**TASK TO CARRY OUT**
Type out the complete listing below word for word, without its pictures.

**** DATA LINES ****

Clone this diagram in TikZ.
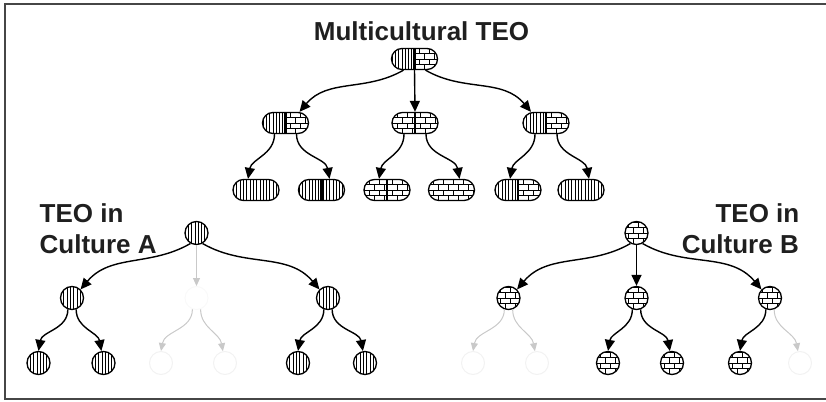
\documentclass[tikz,border=0pt]{standalone}
\usepackage{fontspec}
\setmainfont{Liberation Sans}
\usetikzlibrary{arrows.meta}

% fill patterns, drawn in coordinates relative to a node centre
\newcommand\stripesV[2]{%
  \begin{scope}
    \clip (#1,-16) rectangle (#2,16);
    \foreach \k in {0,...,16}
      \draw[line width=1pt] ({#1+1.6+\k*3.3},-16) -- ++(0,32);
  \end{scope}}
\newcommand\bricks[2]{%
  \begin{scope}
    \clip (#1,-16) rectangle (#2,16);
    \foreach \j in {-3,...,2}{
      \draw[line width=0.75pt] (#1,{\j*5.5}) -- (#2,{\j*5.5});
      \pgfmathsetmacro\brickoff{mod(\j+10,2)*5}
      \foreach \k in {0,...,6}
        \draw[line width=0.75pt] ({#1+\brickoff+\k*10},{\j*5.5}) -- ++(0,5.5);
    }
  \end{scope}}
\newcommand\halfline{\draw[line width=2.2pt] (0,-14) -- (0,14);}
\newcommand\inside[1]{\begin{scope}[shift={(path picture bounding box.center)}]#1\end{scope}}

\tikzset{
  pill/.style={draw, line width=1.3pt, rectangle, rounded corners=10.5pt,
    minimum width=46pt, minimum height=21pt, inner sep=0pt},
  pillV/.style={pill, path picture={\inside{\stripesV{-24}{24}}}},
  pillB/.style={pill, path picture={\inside{\bricks{-23}{24}}}},
  pillVV/.style={pill, path picture={\inside{\stripesV{-24}{0}\stripesV{0}{24}\halfline}}},
  pillBB/.style={pill, path picture={\inside{\bricks{-23}{0}\bricks{0}{24}\halfline}}},
  pillVB/.style={pill, path picture={\inside{\stripesV{-24}{0}\bricks{0}{24}\halfline}}},
  circ/.style={draw, circle, line width=1.3pt, minimum size=23pt, inner sep=0pt},
  circV/.style={circ, path picture={\inside{\stripesV{-13}{13}}}},
  circB/.style={circ, path picture={\inside{\bricks{-13}{13}}}},
  ghost/.style={draw=gray!10, circle, line width=1pt, minimum size=23pt, inner sep=0pt},
  ghostmid/.style={ghost, draw=gray!5},
  arr/.style={-{Triangle[length=11pt,width=10pt]}, line width=1.4pt, black},
  ghostarr/.style={-{Triangle[length=8pt,width=7pt]}, line width=1pt, gray!42},
  label/.style={font=\fontsize{26}{30}\selectfont\bfseries, text=black!88, inner sep=0pt}
}

\begin{document}
\begin{tikzpicture}[x=1pt,y=1pt]
\useasboundingbox (0,0) rectangle (826,-401);
\draw[line width=2pt, draw=gray!55!black] (4.5,-4.5) rectangle (840,-398.8);

% multicultural tree
\node[label, anchor=base] (title) at (421.5,-41) {Multicultural TEO};
\node[pillVB] (R) at (414.5,-59) {};
\node[pillVB] (A1) at (285.5,-123) {};
\node[pillBB] (A2) at (415,-123) {};
\node[pillVB] (A3) at (546,-123) {};
\node[pillV]  (L1) at (256,-190) {};
\node[pillVV] (L2) at (321.5,-190) {};
\node[pillBB] (L3) at (387,-190) {};
\node[pillB]  (L4) at (451.5,-190) {};
\node[pillVB] (L5) at (518,-190) {};
\node[pillV]  (L6) at (581,-190) {};

\draw[arr] ([xshift=-11pt]R.south) to[out=-150,in=50] ([xshift=14pt]A1.north);
\draw[arr] (R.south) -- (A2.north);
\draw[arr] ([xshift=11pt]R.south) to[out=-30,in=130] ([xshift=-15pt]A3.north);
\foreach \p/\a/\b in {A1/L1/L2, A2/L3/L4, A3/L5/L6}{
  \draw[arr] ([xshift=-11pt]\p.south) to[out=-90,in=80] ([xshift=-8pt]\a.north);
  \draw[arr] ([xshift=11pt]\p.south) to[out=-90,in=100] ([xshift=8pt]\b.north);
}

% culture A
\node[label, anchor=base west] (ta1) at (39.5,-222.7) {TEO in};
\node[label, anchor=base west] (ta2) at (39.5,-253.3) {Culture A};
\node[circV] (CA) at (196.5,-233) {};
\node[circV] (CA1) at (72,-298) {};
\node[ghostmid] (CA2) at (196.5,-298) {};
\node[circV] (CA3) at (328,-298) {};
\node[circV] (CA11) at (38.5,-363) {};
\node[circV] (CA12) at (103.5,-363) {};
\node[ghost] (CA21) at (161,-363) {};
\node[ghost] (CA22) at (225,-363) {};
\node[circV] (CA31) at (298,-363) {};
\node[circV] (CA32) at (365,-363) {};

\draw[arr] (CA.-120) to[out=-150,in=50] (CA1.45);
\draw[ghostarr] (CA.south) -- (CA2.north);
\draw[arr] (CA.-60) to[out=-30,in=130] (CA3.135);
\draw[arr] (CA1.-110) to[out=-90,in=80] (CA11.north);
\draw[arr] (CA1.-70) to[out=-90,in=100] (CA12.100);
\draw[ghostarr] (CA2.-110) to[out=-90,in=80] (CA21.north);
\draw[ghostarr] (CA2.-70) to[out=-90,in=100] (CA22.100);
\draw[arr] (CA3.-110) to[out=-90,in=80] (CA31.north);
\draw[arr] (CA3.-70) to[out=-90,in=100] (CA32.100);

% culture B
\node[label, anchor=base east] (tb1) at (799.5,-222.7) {TEO in};
\node[label, anchor=base east] (tb2) at (799,-253.3) {Culture B};
\node[circB] (CB) at (636.5,-233) {};
\node[circB] (CB1) at (508.5,-298) {};
\node[circB] (CB2) at (636.5,-298) {};
\node[circB] (CB3) at (770,-298) {};
\node[ghost] (CB11) at (473,-363) {};
\node[ghost] (CB12) at (537,-363) {};
\node[circB] (CB21) at (608,-363) {};
\node[circB] (CB22) at (672,-363) {};
\node[circB] (CB31) at (740,-363) {};
\node[ghost] (CB32) at (800,-363) {};

\draw[arr] (CB.-120) to[out=-150,in=50] (CB1.45);
\draw[arr] (CB.south) -- (CB2.north);
\draw[arr] (CB.-60) to[out=-30,in=130] (CB3.135);
\draw[ghostarr] (CB1.-110) to[out=-90,in=80] (CB11.north);
\draw[ghostarr] (CB1.-70) to[out=-90,in=100] (CB12.100);
\draw[arr] (CB2.-110) to[out=-90,in=80] (CB21.north);
\draw[arr] (CB2.-70) to[out=-90,in=100] (CB22.100);
\draw[arr] (CB3.-110) to[out=-90,in=80] (CB31.north);
\draw[ghostarr] (CB3.-70) to[out=-90,in=100] (CB32.100);
\end{tikzpicture}
\end{document}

****

**RESULT**
Clone this diagram in TikZ.
\documentclass[tikz,border=0pt]{standalone}
\usepackage{fontspec}
\setmainfont{Liberation Sans}
\usetikzlibrary{arrows.meta}

% fill patterns, drawn in coordinates relative to a node centre
\newcommand\stripesV[2]{%
  \begin{scope}
    \clip (#1,-16) rectangle (#2,16);
    \foreach \k in {0,...,16}
      \draw[line width=1pt] ({#1+1.6+\k*3.3},-16) -- ++(0,32);
  \end{scope}}
\newcommand\bricks[2]{%
  \begin{scope}
    \clip (#1,-16) rectangle (#2,16);
    \foreach \j in {-3,...,2}{
      \draw[line width=0.75pt] (#1,{\j*5.5}) -- (#2,{\j*5.5});
      \pgfmathsetmacro\brickoff{mod(\j+10,2)*5}
      \foreach \k in {0,...,6}
        \draw[line width=0.75pt] ({#1+\brickoff+\k*10},{\j*5.5}) -- ++(0,5.5);
    }
  \end{scope}}
\newcommand\halfline{\draw[line width=2.2pt] (0,-14) -- (0,14);}
\newcommand\inside[1]{\begin{scope}[shift={(path picture bounding box.center)}]#1\end{scope}}

\tikzset{
  pill/.style={draw, line width=1.3pt, rectangle, rounded corners=10.5pt,
    minimum width=46pt, minimum height=21pt, inner sep=0pt},
  pillV/.style={pill, path picture={\inside{\stripesV{-24}{24}}}},
  pillB/.style={pill, path picture={\inside{\bricks{-23}{24}}}},
  pillVV/.style={pill, path picture={\inside{\stripesV{-24}{0}\stripesV{0}{24}\halfline}}},
  pillBB/.style={pill, path picture={\inside{\bricks{-23}{0}\bricks{0}{24}\halfline}}},
  pillVB/.style={pill, path picture={\inside{\stripesV{-24}{0}\bricks{0}{24}\halfline}}},
  circ/.style={draw, circle, line width=1.3pt, minimum size=23pt, inner sep=0pt},
  circV/.style={circ, path picture={\inside{\stripesV{-13}{13}}}},
  circB/.style={circ, path picture={\inside{\bricks{-13}{13}}}},
  ghost/.style={draw=gray!10, circle, line width=1pt, minimum size=23pt, inner sep=0pt},
  ghostmid/.style={ghost, draw=gray!5},
  arr/.style={-{Triangle[length=11pt,width=10pt]}, line width=1.4pt, black},
  ghostarr/.style={-{Triangle[length=8pt,width=7pt]}, line width=1pt, gray!42},
  label/.style={font=\fontsize{26}{30}\selectfont\bfseries, text=black!88, inner sep=0pt}
}

\begin{document}
\begin{tikzpicture}[x=1pt,y=1pt]
\useasboundingbox (0,0) rectangle (826,-401);
\draw[line width=2pt, draw=gray!55!black] (4.5,-4.5) rectangle (840,-398.8);

% multicultural tree
\node[label, anchor=base] (title) at (421.5,-41) {Multicultural TEO};
\node[pillVB] (R) at (414.5,-59) {};
\node[pillVB] (A1) at (285.5,-123) {};
\node[pillBB] (A2) at (415,-123) {};
\node[pillVB] (A3) at (546,-123) {};
\node[pillV]  (L1) at (256,-190) {};
\node[pillVV] (L2) at (321.5,-190) {};
\node[pillBB] (L3) at (387,-190) {};
\node[pillB]  (L4) at (451.5,-190) {};
\node[pillVB] (L5) at (518,-190) {};
\node[pillV]  (L6) at (581,-190) {};

\draw[arr] ([xshift=-11pt]R.south) to[out=-150,in=50] ([xshift=14pt]A1.north);
\draw[arr] (R.south) -- (A2.north);
\draw[arr] ([xshift=11pt]R.south) to[out=-30,in=130] ([xshift=-15pt]A3.north);
\foreach \p/\a/\b in {A1/L1/L2, A2/L3/L4, A3/L5/L6}{
  \draw[arr] ([xshift=-11pt]\p.south) to[out=-90,in=80] ([xshift=-8pt]\a.north);
  \draw[arr] ([xshift=11pt]\p.south) to[out=-90,in=100] ([xshift=8pt]\b.north);
}

% culture A
\node[label, anchor=base west] (ta1) at (39.5,-222.7) {TEO in};
\node[label, anchor=base west] (ta2) at (39.5,-253.3) {Culture A};
\node[circV] (CA) at (196.5,-233) {};
\node[circV] (CA1) at (72,-298) {};
\node[ghostmid] (CA2) at (196.5,-298) {};
\node[circV] (CA3) at (328,-298) {};
\node[circV] (CA11) at (38.5,-363) {};
\node[circV] (CA12) at (103.5,-363) {};
\node[ghost] (CA21) at (161,-363) {};
\node[ghost] (CA22) at (225,-363) {};
\node[circV] (CA31) at (298,-363) {};
\node[circV] (CA32) at (365,-363) {};

\draw[arr] (CA.-120) to[out=-150,in=50] (CA1.45);
\draw[ghostarr] (CA.south) -- (CA2.north);
\draw[arr] (CA.-60) to[out=-30,in=130] (CA3.135);
\draw[arr] (CA1.-110) to[out=-90,in=80] (CA11.north);
\draw[arr] (CA1.-70) to[out=-90,in=100] (CA12.100);
\draw[ghostarr] (CA2.-110) to[out=-90,in=80] (CA21.north);
\draw[ghostarr] (CA2.-70) to[out=-90,in=100] (CA22.100);
\draw[arr] (CA3.-110) to[out=-90,in=80] (CA31.north);
\draw[arr] (CA3.-70) to[out=-90,in=100] (CA32.100);

% culture B
\node[label, anchor=base east] (tb1) at (799.5,-222.7) {TEO in};
\node[label, anchor=base east] (tb2) at (799,-253.3) {Culture B};
\node[circB] (CB) at (636.5,-233) {};
\node[circB] (CB1) at (508.5,-298) {};
\node[circB] (CB2) at (636.5,-298) {};
\node[circB] (CB3) at (770,-298) {};
\node[ghost] (CB11) at (473,-363) {};
\node[ghost] (CB12) at (537,-363) {};
\node[circB] (CB21) at (608,-363) {};
\node[circB] (CB22) at (672,-363) {};
\node[circB] (CB31) at (740,-363) {};
\node[ghost] (CB32) at (800,-363) {};

\draw[arr] (CB.-120) to[out=-150,in=50] (CB1.45);
\draw[arr] (CB.south) -- (CB2.north);
\draw[arr] (CB.-60) to[out=-30,in=130] (CB3.135);
\draw[ghostarr] (CB1.-110) to[out=-90,in=80] (CB11.north);
\draw[ghostarr] (CB1.-70) to[out=-90,in=100] (CB12.100);
\draw[arr] (CB2.-110) to[out=-90,in=80] (CB21.north);
\draw[arr] (CB2.-70) to[out=-90,in=100] (CB22.100);
\draw[arr] (CB3.-110) to[out=-90,in=80] (CB31.north);
\draw[ghostarr] (CB3.-70) to[out=-90,in=100] (CB32.100);
\end{tikzpicture}
\end{document}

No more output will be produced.